▶ **EXERCISE**
Reply with one number: the count of lines in the data that hold the string "this".

▶ **RAW DATA**

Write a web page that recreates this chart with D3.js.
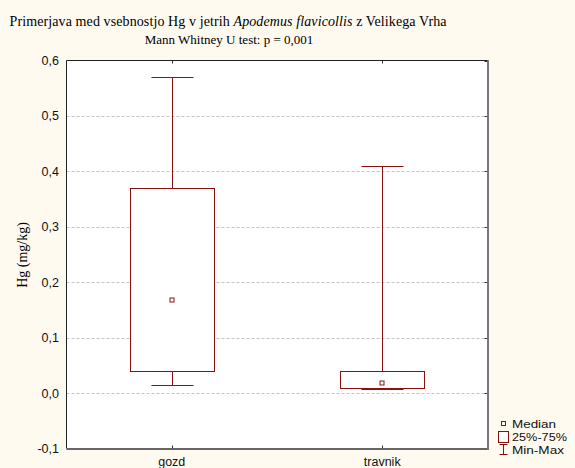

...

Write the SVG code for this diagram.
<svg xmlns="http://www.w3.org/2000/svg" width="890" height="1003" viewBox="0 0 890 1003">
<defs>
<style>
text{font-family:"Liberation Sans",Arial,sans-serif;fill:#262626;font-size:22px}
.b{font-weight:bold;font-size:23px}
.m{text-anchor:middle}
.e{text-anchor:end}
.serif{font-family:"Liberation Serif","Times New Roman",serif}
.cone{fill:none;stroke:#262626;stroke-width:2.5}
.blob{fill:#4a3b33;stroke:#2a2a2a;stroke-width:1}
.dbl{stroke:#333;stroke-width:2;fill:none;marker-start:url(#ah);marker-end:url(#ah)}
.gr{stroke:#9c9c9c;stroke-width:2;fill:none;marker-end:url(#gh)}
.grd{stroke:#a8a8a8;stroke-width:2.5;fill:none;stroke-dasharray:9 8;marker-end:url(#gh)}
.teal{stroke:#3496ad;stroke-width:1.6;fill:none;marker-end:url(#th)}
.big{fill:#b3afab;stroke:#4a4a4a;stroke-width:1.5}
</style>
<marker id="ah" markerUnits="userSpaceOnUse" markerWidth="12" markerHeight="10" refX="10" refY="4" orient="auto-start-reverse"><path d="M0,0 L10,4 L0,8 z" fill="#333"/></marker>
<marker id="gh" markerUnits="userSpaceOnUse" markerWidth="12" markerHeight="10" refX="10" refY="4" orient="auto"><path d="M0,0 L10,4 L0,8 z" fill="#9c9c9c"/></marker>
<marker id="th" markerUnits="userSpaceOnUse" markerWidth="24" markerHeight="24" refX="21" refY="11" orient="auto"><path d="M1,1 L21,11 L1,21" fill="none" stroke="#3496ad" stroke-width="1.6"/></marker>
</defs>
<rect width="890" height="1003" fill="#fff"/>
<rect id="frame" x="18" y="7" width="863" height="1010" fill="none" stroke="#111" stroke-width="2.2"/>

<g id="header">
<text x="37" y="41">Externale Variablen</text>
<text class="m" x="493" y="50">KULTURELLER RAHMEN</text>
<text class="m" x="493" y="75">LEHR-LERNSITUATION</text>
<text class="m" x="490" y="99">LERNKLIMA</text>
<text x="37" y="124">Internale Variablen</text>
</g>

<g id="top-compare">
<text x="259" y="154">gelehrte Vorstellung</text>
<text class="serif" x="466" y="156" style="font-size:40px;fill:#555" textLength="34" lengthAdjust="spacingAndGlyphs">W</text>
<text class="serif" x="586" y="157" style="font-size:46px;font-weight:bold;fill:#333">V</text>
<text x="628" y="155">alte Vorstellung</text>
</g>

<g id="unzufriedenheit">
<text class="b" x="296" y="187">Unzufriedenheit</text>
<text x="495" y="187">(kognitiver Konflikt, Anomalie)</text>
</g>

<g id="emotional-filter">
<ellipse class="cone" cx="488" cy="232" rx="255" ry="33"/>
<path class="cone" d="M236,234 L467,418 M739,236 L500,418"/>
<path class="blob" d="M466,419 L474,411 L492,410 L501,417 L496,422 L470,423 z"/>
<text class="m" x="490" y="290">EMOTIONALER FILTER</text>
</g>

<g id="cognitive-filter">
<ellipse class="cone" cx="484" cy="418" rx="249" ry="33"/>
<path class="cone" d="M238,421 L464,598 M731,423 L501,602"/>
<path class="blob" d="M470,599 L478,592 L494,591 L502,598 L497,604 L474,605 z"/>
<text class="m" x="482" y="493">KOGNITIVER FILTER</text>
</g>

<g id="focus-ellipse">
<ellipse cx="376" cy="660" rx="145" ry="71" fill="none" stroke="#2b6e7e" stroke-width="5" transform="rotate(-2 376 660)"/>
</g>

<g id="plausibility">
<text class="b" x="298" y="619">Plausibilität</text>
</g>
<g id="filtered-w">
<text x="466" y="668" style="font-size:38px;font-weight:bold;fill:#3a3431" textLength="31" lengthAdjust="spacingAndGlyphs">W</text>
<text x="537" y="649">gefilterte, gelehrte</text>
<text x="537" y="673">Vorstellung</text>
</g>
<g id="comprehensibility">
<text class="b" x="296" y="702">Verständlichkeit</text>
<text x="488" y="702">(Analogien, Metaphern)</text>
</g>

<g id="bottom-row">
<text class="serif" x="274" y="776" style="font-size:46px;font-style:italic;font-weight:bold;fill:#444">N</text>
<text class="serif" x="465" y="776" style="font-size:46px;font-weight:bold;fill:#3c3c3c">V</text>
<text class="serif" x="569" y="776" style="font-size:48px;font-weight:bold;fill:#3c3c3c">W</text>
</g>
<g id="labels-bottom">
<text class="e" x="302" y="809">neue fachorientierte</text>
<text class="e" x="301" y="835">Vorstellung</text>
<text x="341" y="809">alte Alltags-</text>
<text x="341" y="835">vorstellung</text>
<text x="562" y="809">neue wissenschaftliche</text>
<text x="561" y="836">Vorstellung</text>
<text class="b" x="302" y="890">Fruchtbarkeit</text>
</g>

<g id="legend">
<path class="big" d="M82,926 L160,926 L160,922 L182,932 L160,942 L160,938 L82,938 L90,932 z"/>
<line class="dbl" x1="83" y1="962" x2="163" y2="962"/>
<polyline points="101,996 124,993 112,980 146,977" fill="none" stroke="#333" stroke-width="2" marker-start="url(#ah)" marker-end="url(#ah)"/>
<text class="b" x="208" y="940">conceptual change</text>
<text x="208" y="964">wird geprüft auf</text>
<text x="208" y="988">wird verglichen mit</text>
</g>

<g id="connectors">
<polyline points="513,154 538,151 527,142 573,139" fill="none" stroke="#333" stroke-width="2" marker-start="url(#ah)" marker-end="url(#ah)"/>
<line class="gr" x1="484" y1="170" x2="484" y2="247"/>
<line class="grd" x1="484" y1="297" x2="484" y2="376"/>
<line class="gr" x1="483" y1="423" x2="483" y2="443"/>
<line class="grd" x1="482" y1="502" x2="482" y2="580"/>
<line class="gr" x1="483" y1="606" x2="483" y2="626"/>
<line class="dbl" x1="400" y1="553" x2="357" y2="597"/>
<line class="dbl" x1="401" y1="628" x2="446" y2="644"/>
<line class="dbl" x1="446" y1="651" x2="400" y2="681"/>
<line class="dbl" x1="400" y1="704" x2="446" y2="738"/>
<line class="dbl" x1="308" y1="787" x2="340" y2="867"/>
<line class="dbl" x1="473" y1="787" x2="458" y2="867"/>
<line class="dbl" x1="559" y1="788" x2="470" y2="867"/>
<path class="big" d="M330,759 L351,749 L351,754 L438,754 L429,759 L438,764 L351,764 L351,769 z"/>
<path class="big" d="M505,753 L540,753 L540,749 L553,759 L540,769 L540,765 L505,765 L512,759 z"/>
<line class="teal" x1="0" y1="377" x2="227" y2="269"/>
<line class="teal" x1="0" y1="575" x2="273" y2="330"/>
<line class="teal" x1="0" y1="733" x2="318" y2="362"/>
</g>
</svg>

▶ **COMPLETED EXERCISE**
2